Frank Mahon, specialist for the New Jersey Division of Taxation,

and several others.

"What I typically see in non-profit charities," says veteran

attorney Bornstein, "is really, really well-intentioned people

doing really, really sloppy and almost fraudulent things." For

the past two decades she has labored to correct these nice, if

not-to-exacting

folks. Born and raised in Teaneck, she did her undergraduate work

at Brown and Rhode Island University, where she majored in women’s

studies and history. It was in the latter that she gained her first

taste of non-profit agencies, working in a battered women’s shelter.

After moving to the University of Minnesota for her legal degree,

she joined tax law specialists Ernst & Winney before opening her own

practice 14 years ago.

The problem, as Bornstein sees it, is that most charities are

receiving

not nearly enough of the spoken legal advice nor the accountants’

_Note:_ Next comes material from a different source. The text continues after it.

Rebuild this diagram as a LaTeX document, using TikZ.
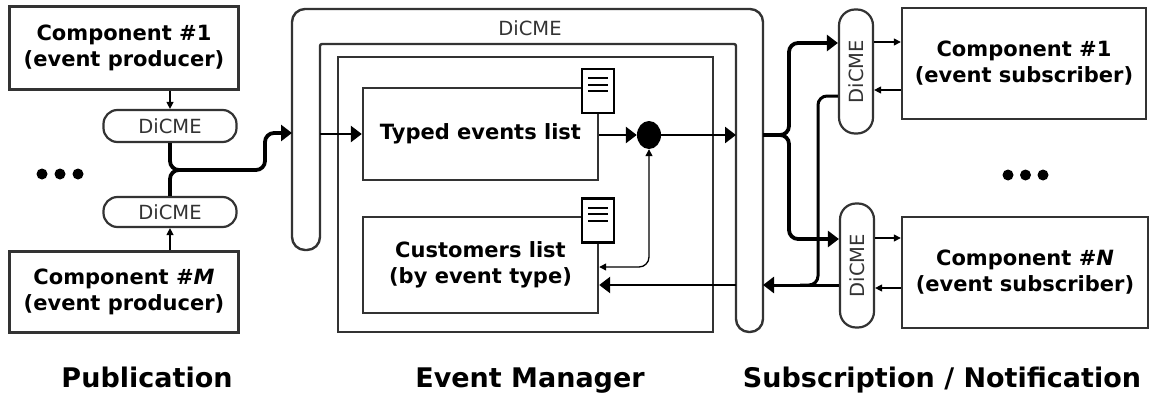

work on their books. And while board members may be frighteningly

hard-nosed business folk on their day jobs, many come to the

non-profit

table at night and morph into forgiving souls who allow every form

of due diligence to slide by. As a result, their marvelous cause may

find its fundraising ability brought up short in the face of some

newspaper expose. Bornstein warns all her non-profit accounts to guard

against her "standard list of blunders:"

The non-business, business manager. Too frequently

executive

administrators are selected on their abilities to do programs or fund

raise. Thus, while record numbers of homeless are being fed, the

accounting

takes a back seat. Books get done hurriedly and haphazardly by someone

who doesn’t really understand accounting or tax laws.

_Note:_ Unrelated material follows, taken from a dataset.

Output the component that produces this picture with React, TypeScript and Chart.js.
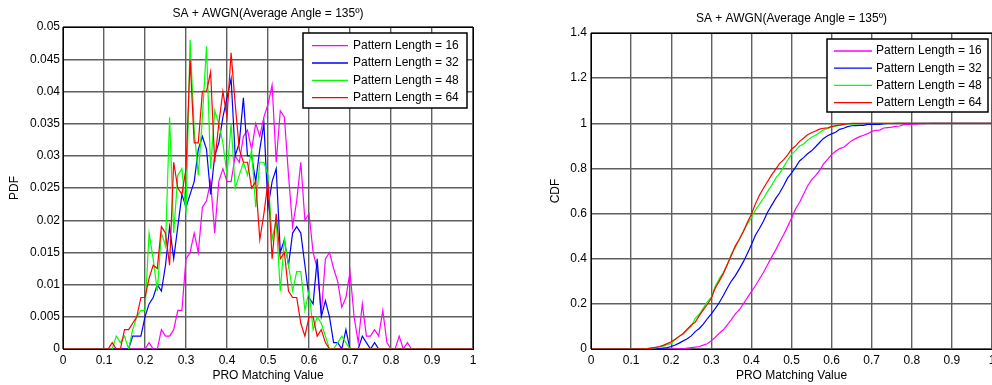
import React, { useEffect, useRef } from "react";
import { Chart, registerables } from "chart.js";

Chart.register(...registerables);

const FONT = "'Liberation Sans', Arial, Helvetica, sans-serif";

// ---------- data ----------
// bin positions of the PRO matching value (0.00 … 1.00, step 0.01)
const proMatchingValue: number[] = Array.from({ length: 101 }, (_, i) => Number((i / 100).toFixed(2)));

const seriesLabels = [
  "Pattern Length = 16",
  "Pattern Length = 32",
  "Pattern Length = 48",
  "Pattern Length = 64",
];
const seriesColors = ["#ff00ff", "#0000ff", "#00ff00", "#ff0000"];

const pdf16 = [
  0, 0, 0, 0, 0, 0, 0, 0, 0, 0,
  0, 0, 0, 0, 0, 0, 0, 0, 0, 0,
  0, 0.001, 0, 0, 0.003, 0.002, 0.002, 0.003, 0.006, 0.006,
  0.014, 0.015, 0.018, 0.015, 0.022, 0.023, 0.026, 0.018, 0.026, 0.028,
  0.026, 0.026, 0.030, 0.029, 0.033, 0.034, 0.031, 0.035, 0.033, 0.036,
  0.038, 0.041, 0.029, 0.037, 0.036, 0.027, 0.019, 0.023, 0.029, 0.020,
  0.021, 0.015, 0.0125, 0.0055, 0.014, 0.015, 0.0125, 0.0105, 0.0065, 0.008,
  0.012, 0.005, 0.001, 0.007, 0.002, 0.002, 0.003, 0.002, 0.006, 0.001,
  0, 0, 0.002, 0, 0.001, 0, 0, 0, 0, 0,
  0, 0, 0, 0, 0, 0, 0, 0, 0, 0,
  0,
];
const pdf32 = [
  0, 0, 0, 0, 0, 0, 0, 0, 0, 0,
  0, 0, 0, 0, 0, 0, 0, 0.002, 0.002, 0.002,
  0.005, 0.007, 0.008, 0.010, 0.009, 0.013, 0.019, 0.014, 0.019, 0.024,
  0.022, 0.024, 0.026, 0.031, 0.033, 0.031, 0.024, 0.030, 0.032, 0.036,
  0.039, 0.042, 0.030, 0.032, 0.039, 0.030, 0.030, 0.026, 0.031, 0.035,
  0.022, 0.026, 0.028, 0.015, 0.017, 0.013, 0.018, 0.019, 0.018, 0.013,
  0.008, 0.007, 0.014, 0.005, 0.0075, 0.005, 0.001, 0.001, 0, 0.003,
  0, 0, 0, 0.002, 0.001, 0, 0.001, 0, 0, 0,
  0, 0, 0, 0, 0, 0, 0, 0, 0, 0,
  0, 0, 0, 0, 0, 0, 0, 0, 0, 0,
  0,
];
const pdf48 = [
  0, 0, 0, 0, 0, 0, 0, 0, 0, 0,
  0, 0, 0, 0.002, 0.001, 0.002, 0, 0.003, 0.005, 0.006,
  0.006, 0.018, 0.014, 0.009, 0.018, 0.016, 0.036, 0.018, 0.027, 0.028,
  0.021, 0.048, 0.034, 0.027, 0.036, 0.047, 0.028, 0.037, 0.035, 0.032,
  0.027, 0.035, 0.025, 0.027, 0.029, 0.027, 0.031, 0.022, 0.029, 0.029,
  0.027, 0.017, 0.020, 0.009, 0.017, 0.013, 0.009, 0.012, 0.012, 0.006,
  0.009, 0.003, 0.005, 0.004, 0.002, 0, 0, 0.001, 0.002, 0.001,
  0, 0, 0, 0, 0, 0, 0, 0, 0, 0,
  0, 0, 0, 0, 0, 0, 0, 0, 0, 0,
  0, 0, 0, 0, 0, 0, 0, 0, 0, 0,
  0,
];
const pdf64 = [
  0, 0, 0, 0, 0, 0, 0, 0, 0, 0,
  0, 0, 0.001, 0, 0, 0.003, 0.003, 0.004, 0.005, 0.008,
  0.008, 0.011, 0.013, 0.0125, 0.019, 0.018, 0.013, 0.029, 0.025, 0.024,
  0.028, 0.045, 0.032, 0.032, 0.040, 0.040, 0.043, 0.029, 0.035, 0.040,
  0.036, 0.046, 0.038, 0.031, 0.029, 0.029, 0.025, 0.026, 0.017, 0.021,
  0.026, 0.014, 0.021, 0.014, 0.015, 0.009, 0.008, 0.008, 0.004, 0.002,
  0.005, 0.005, 0.002, 0.003, 0.001, 0, 0, 0, 0, 0,
  0, 0, 0, 0, 0, 0, 0, 0, 0, 0,
  0, 0, 0, 0, 0, 0, 0, 0, 0, 0,
  0, 0, 0, 0, 0, 0, 0, 0, 0, 0,
  0,
];

const cdf16 = [
  0, 0, 0, 0, 0, 0, 0, 0, 0, 0,
  0, 0, 0, 0, 0, 0, 0, 0, 0, 0,
  0, 0.001, 0.001, 0.001, 0.004, 0.006, 0.008, 0.011, 0.017, 0.023,
  0.037, 0.052, 0.070, 0.085, 0.107, 0.130, 0.156, 0.174, 0.200, 0.228,
  0.254, 0.280, 0.310, 0.339, 0.372, 0.406, 0.437, 0.472, 0.505, 0.541,
  0.579, 0.620, 0.649, 0.686, 0.722, 0.749, 0.768, 0.791, 0.820, 0.840,
  0.861, 0.876, 0.888, 0.894, 0.908, 0.923, 0.932, 0.941, 0.947, 0.954,
  0.964, 0.969, 0.970, 0.979, 0.981, 0.983, 0.986, 0.988, 0.994, 0.995,
  0.996, 0.996, 0.998, 0.998, 0.999, 1, 1, 1, 1, 1,
  1, 1, 1, 1, 1, 1, 1, 1, 1, 1,
  1,
];
const cdf32 = [
  0, 0, 0, 0, 0, 0, 0, 0, 0, 0,
  0, 0, 0, 0, 0, 0, 0, 0.002, 0.004, 0.006,
  0.011, 0.018, 0.026, 0.036, 0.045, 0.058, 0.077, 0.091, 0.110, 0.134,
  0.156, 0.180, 0.206, 0.237, 0.270, 0.301, 0.325, 0.355, 0.387, 0.423,
  0.462, 0.504, 0.534, 0.566, 0.605, 0.635, 0.665, 0.691, 0.722, 0.757,
  0.779, 0.805, 0.833, 0.848, 0.865, 0.878, 0.896, 0.915, 0.933, 0.945,
  0.953, 0.960, 0.973, 0.978, 0.985, 0.989, 0.990, 0.991, 0.991, 0.995,
  0.995, 0.995, 0.995, 0.998, 0.999, 0.999, 1, 1, 1, 1,
  1, 1, 1, 1, 1, 1, 1, 1, 1, 1,
  1, 1, 1, 1, 1, 1, 1, 1, 1, 1,
  1,
];
const cdf48 = [
  0, 0, 0, 0, 0, 0, 0, 0, 0, 0,
  0, 0, 0, 0.002, 0.003, 0.005, 0.005, 0.008, 0.013, 0.019,
  0.025, 0.043, 0.057, 0.066, 0.084, 0.100, 0.136, 0.154, 0.181, 0.209,
  0.230, 0.278, 0.312, 0.339, 0.375, 0.422, 0.450, 0.487, 0.522, 0.554,
  0.581, 0.616, 0.641, 0.668, 0.697, 0.724, 0.755, 0.777, 0.806, 0.835,
  0.862, 0.879, 0.899, 0.908, 0.925, 0.938, 0.947, 0.959, 0.971, 0.977,
  0.984, 0.987, 0.992, 0.995, 0.997, 0.997, 0.997, 0.998, 0.999, 1,
  1, 1, 1, 1, 1, 1, 1, 1, 1, 1,
  1, 1, 1, 1, 1, 1, 1, 1, 1, 1,
  1, 1, 1, 1, 1, 1, 1, 1, 1, 1,
  1,
];
const cdf64 = [
  0, 0, 0, 0, 0, 0, 0, 0, 0, 0,
  0, 0, 0.001, 0.001, 0.001, 0.004, 0.007, 0.011, 0.016, 0.024,
  0.032, 0.043, 0.056, 0.069, 0.088, 0.106, 0.119, 0.148, 0.173, 0.197,
  0.225, 0.270, 0.302, 0.334, 0.374, 0.414, 0.457, 0.486, 0.521, 0.561,
  0.597, 0.643, 0.681, 0.712, 0.741, 0.770, 0.795, 0.821, 0.838, 0.859,
  0.885, 0.899, 0.920, 0.934, 0.949, 0.958, 0.966, 0.974, 0.978, 0.980,
  0.985, 0.990, 0.992, 0.995, 0.998, 1, 1, 1, 1, 1,
  1, 1, 1, 1, 1, 1, 1, 1, 1, 1,
  1, 1, 1, 1, 1, 1, 1, 1, 1, 1,
  1, 1, 1, 1, 1, 1, 1, 1, 1, 1,
  1,
];

const xTickValues = [0, 0.1, 0.2, 0.3, 0.4, 0.5, 0.6, 0.7, 0.8, 0.9, 1];
const xTickLabels = ["0", "0.1", "0.2", "0.3", "0.4", "0.5", "0.6", "0.7", "0.8", "0.9", "1"];
const pdfTickValues = [0, 0.005, 0.01, 0.015, 0.02, 0.025, 0.03, 0.035, 0.04, 0.045, 0.05];
const pdfTickLabels = ["0", "0.005", "0.01", "0.015", "0.02", "0.025", "0.03", "0.035", "0.04", "0.045", "0.05"];
const cdfTickValues = [0, 0.2, 0.4, 0.6, 0.8, 1, 1.2, 1.4];
const cdfTickLabels = ["0", "0.2", "0.4", "0.6", "0.8", "1", "1.2", "1.4"];

const chartTitle = "SA + AWGN(Average Angle = 135º)";
const xAxisTitle = "PRO Matching Value";

// ---------- drawing helpers ----------
const matlabDecor = {
  id: "matlabDecor",
  afterDatasetsDraw(chart: any, _args: any, opts: any) {
    const { ctx, chartArea: a } = chart;
    ctx.save();
    // axes box
    ctx.strokeStyle = "#000";
    ctx.lineWidth = 1;
    ctx.strokeRect(Math.round(a.left) + 0.5, Math.round(a.top) + 0.5, Math.round(a.right - a.left), Math.round(a.bottom - a.top));
    // title
    ctx.fillStyle = "#000";
    ctx.font = `12px ${FONT}`;
    ctx.textAlign = "center";
    ctx.textBaseline = "middle";
    ctx.fillText(opts.title, (a.left + a.right) / 2, opts.titleY);
    // legend
    const L = opts.legend;
    ctx.fillStyle = "#fff";
    ctx.fillRect(L.x, L.y, L.w, L.h);
    ctx.strokeStyle = "#000";
    ctx.lineWidth = 1.5;
    ctx.strokeRect(L.x, L.y, L.w, L.h);
    chart.data.datasets.forEach((ds: any, i: number) => {
      const y = L.y + L.row0 + i * L.rowStep;
      ctx.strokeStyle = ds.borderColor;
      ctx.lineWidth = 1.3;
      ctx.beginPath();
      ctx.moveTo(L.x + L.lineStart, y);
      ctx.lineTo(L.x + L.lineEnd, y);
      ctx.stroke();
      ctx.fillStyle = "#000";
      ctx.textAlign = "left";
      ctx.textBaseline = "middle";
      ctx.fillText(ds.label, L.x + L.textStart, y);
    });
    ctx.restore();
  },
};

type PanelSpec = {
  left: number;
  width: number;
  height: number;
  area: { left: number; top: number; right: number; bottom: number };
  series: number[][];
  yTicks: number[];
  yLabels: string[];
  yTitle: string;
  yTitleX: number;
  yTickPad: number;
  titleY: number;
  legend: any;
};

function buildConfig(p: PanelSpec): any {
  const datasets = p.series.map((vals, i) => ({
    label: seriesLabels[i],
    data: vals.map((v, k) => ({ x: proMatchingValue[k], y: v })),
    borderColor: seriesColors[i],
    backgroundColor: seriesColors[i],
    borderWidth: 1.2,
    pointRadius: 0,
    tension: 0,
    fill: false,
    order: p.series.length - i,
  }));
  const gridColor = "#5f5f5f";
  const gridWidth = 1.4;
  return {
    type: "line",
    data: { datasets },
    plugins: [matlabDecor],
    options: {
      responsive: false,
      animation: false,
      devicePixelRatio: 1,
      events: [],
      layout: {
        padding: { left: 0, top: p.area.top, right: p.width - p.area.right, bottom: 0 },
      },
      plugins: {
        legend: { display: false },
        tooltip: { enabled: false },
        title: { display: false },
        matlabDecor: { title: chartTitle, titleY: p.titleY, legend: p.legend },
      },
      scales: {
        x: {
          type: "linear",
          min: 0,
          max: 1,
          afterBuildTicks: (s: any) => {
            s.ticks = xTickValues.map((v) => ({ value: v }));
          },
          afterFit: (s: any) => {
            s.height = p.height - p.area.bottom;
          },
          ticks: {
            autoSkip: false,
            maxRotation: 0,
            padding: 4,
            color: "#000",
            font: { family: FONT, size: 12 },
            callback: (_v: any, i: number) => xTickLabels[i],
          },
          grid: { color: gridColor, lineWidth: gridWidth, drawTicks: false },
          border: { display: false },
          title: {
            display: true,
            text: xAxisTitle,
            color: "#000",
            font: { family: FONT, size: 12 },
            padding: { top: 0, bottom: 1.8 },
          },
        },
        y: {
          type: "linear",
          min: 0,
          max: p.yTicks[p.yTicks.length - 1],
          afterBuildTicks: (s: any) => {
            s.ticks = p.yTicks.map((v) => ({ value: v }));
          },
          afterFit: (s: any) => {
            s.width = p.area.left;
          },
          ticks: {
            autoSkip: false,
            padding: p.yTickPad,
            color: "#000",
            font: { family: FONT, size: 12 },
            callback: (_v: any, i: number) => p.yLabels[i],
          },
          grid: { color: gridColor, lineWidth: gridWidth, drawTicks: false },
          border: { display: false },
          title: {
            display: true,
            text: p.yTitle,
            color: "#000",
            font: { family: FONT, size: 12 },
            padding: { top: p.yTitleX - 7.2, bottom: 0 },
          },
        },
      },
    },
  };
}

function Panel({ spec }: { spec: PanelSpec }) {
  const ref = useRef<HTMLCanvasElement | null>(null);
  useEffect(() => {
    if (!ref.current) return;
    const chart = new Chart(ref.current, buildConfig(spec));
    return () => chart.destroy();
  }, [spec]);
  return (
    <canvas
      ref={ref}
      width={spec.width}
      height={spec.height}
      style={{ position: "absolute", left: spec.left, top: 0, width: spec.width, height: spec.height }}
    />
  );
}

const pdfPanel: PanelSpec = {
  left: 0,
  width: 496,
  height: 385,
  area: { left: 63, top: 27, right: 473, bottom: 349 },
  series: [pdf16, pdf32, pdf48, pdf64],
  yTicks: pdfTickValues,
  yLabels: pdfTickLabels,
  yTitle: "PDF",
  yTitleX: 15,
  yTickPad: 3,
  titleY: 14,
  legend: { x: 303, y: 33, w: 164, h: 75, row0: 12.7, rowStep: 17.3, lineStart: 9, lineEnd: 45, textStart: 50 },
};

const cdfPanel: PanelSpec = {
  left: 496,
  width: 520,
  height: 385,
  area: { left: 95, top: 33, right: 496, bottom: 349 },
  series: [cdf16, cdf32, cdf48, cdf64],
  yTicks: cdfTickValues,
  yLabels: cdfTickLabels,
  yTitle: "CDF",
  yTitleX: 60,
  yTickPad: 4,
  titleY: 19,
  legend: { x: 331, y: 39, w: 161, h: 73, row0: 12, rowStep: 17.2, lineStart: 7, lineEnd: 45, textStart: 49 },
};

export default function App() {
  return (
    <div
      style={{
        position: "fixed",
        left: 0,
        top: 0,
        width: 992,
        height: 385,
        overflow: "hidden",
        background: "#fff",
      }}
    >
      <Panel spec={pdfPanel} />
      <Panel spec={cdfPanel} />
    </div>
  );
}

Forgetting to publish regular financial statements.

Increasing

pressures for greater accountability have made their way into the

charitable sector. Last April it was proposed before Congress that

the 1996 Internal Sanctions law be broadened and that even non-profits

be subjected to internal review. "This is more of a carrot than

a stick," insists Bornstein. "It would give your charity

credibility

to the donating public."

Too many charities make wish lists, instead of budgets. A full and

thoughtful financial statement, says Bornstein, helps the executive

administrator balance the checkbook and cover the immediate bills.

In the longer run, it helps keep the organization on financial track.

(If it is only May and you have already spent two-thirds of your

annual

budget, perhaps it is time to pull in your horns.) Finally, financial

statements for preceding years can be sliced and diced, helping the

board see the exact outlay for similar future projects.

Conflicts of interest. Imagine old Irv has been a board

member on your non-profit forever and owns the land on which your

charitable summer camp is annually held. Then one day he announces

that wife Irma is making him move to Florida and he must sell the

land. Instead of listing it through a real estate broker, he

graciously

offers to sell it to your non-profit for last year’s appraised value.

Everyone on the board nods and gratefully receives Joe’s generosity.

Done deal. Everyone except Bornstein, that is, whose head is shaking

in her hands. "Did anyone ever think to ask what the appraised

value was?" she asks. "Were realtors called to evaluate the

land and check for liens? Would you buy your new home based strictly

on last year’s appraisal?"

Such conflicts of interest occur frequently and range from

off-handedly

accepting this type of deal to hiring a director’s spouse. They are

not necessarily wrong and do not necessarily involve attempted fraud,

but they can undercut the charity’s integrity, and can place a

permanent

blot on your fund-raising capabilities. The solution is simple: always

get expert, objective comparisons; get two outside appraisals for

gifts; do a salary study as a matter of course. Upon hearing the

frequent

complaint of "such formality would offend our people,"

Bornstein

answers, "Imagine how not checking up would offend your

donors."

Just a little embezzlement. Everyone knows that non-profit

workers are paid less than peers in the for-profit sector. Thus, when

Henry collects $118 in expenses for the Atlantic City conference he

never attended, the tendency is let it slide. It can be written off

as a "perk" for all his good work. In the for-profit sector,

Henry would have some explaining to do, but too many charity

administrators

can’t be bothered enforcing integrity and allow these occasional

bonuses.

Sticky fingers also tend to develop when checks are signed by

individuals

not officially with the organization. Members tend to rotate in and

out of non-profits, and often, board members officially retire, but

for convenience sake keep on running some aspect of the program.

Eventually

these semi-outsiders may end up collecting dues or fees, and storing

them in their account or desk drawer. Hopefully everything gets

returned

into the company’s pot, but, says Bornstein, that is not always the

case.

In the end, notes Bornstein, it is not the IRS that will prove

your greatest nightmare. During this past fiscal year, 90,000 501C

tax-exempt status forms were submitted to the 800 IRS workers in the

non-profit division. They are truly inundated. "However,"

she warns "your charity is still being watched. Ever-more diligent

consumers are getting on their computers and looking up your agency’s

financials before giving. If they see blanks or contradictions, they

turn you down."

Be efficient, says Bornstein, and show donors you’re efficient. Your

reputation will continue to shine and chances are that you will pull

in a more cash, enabling you to do a lot more good.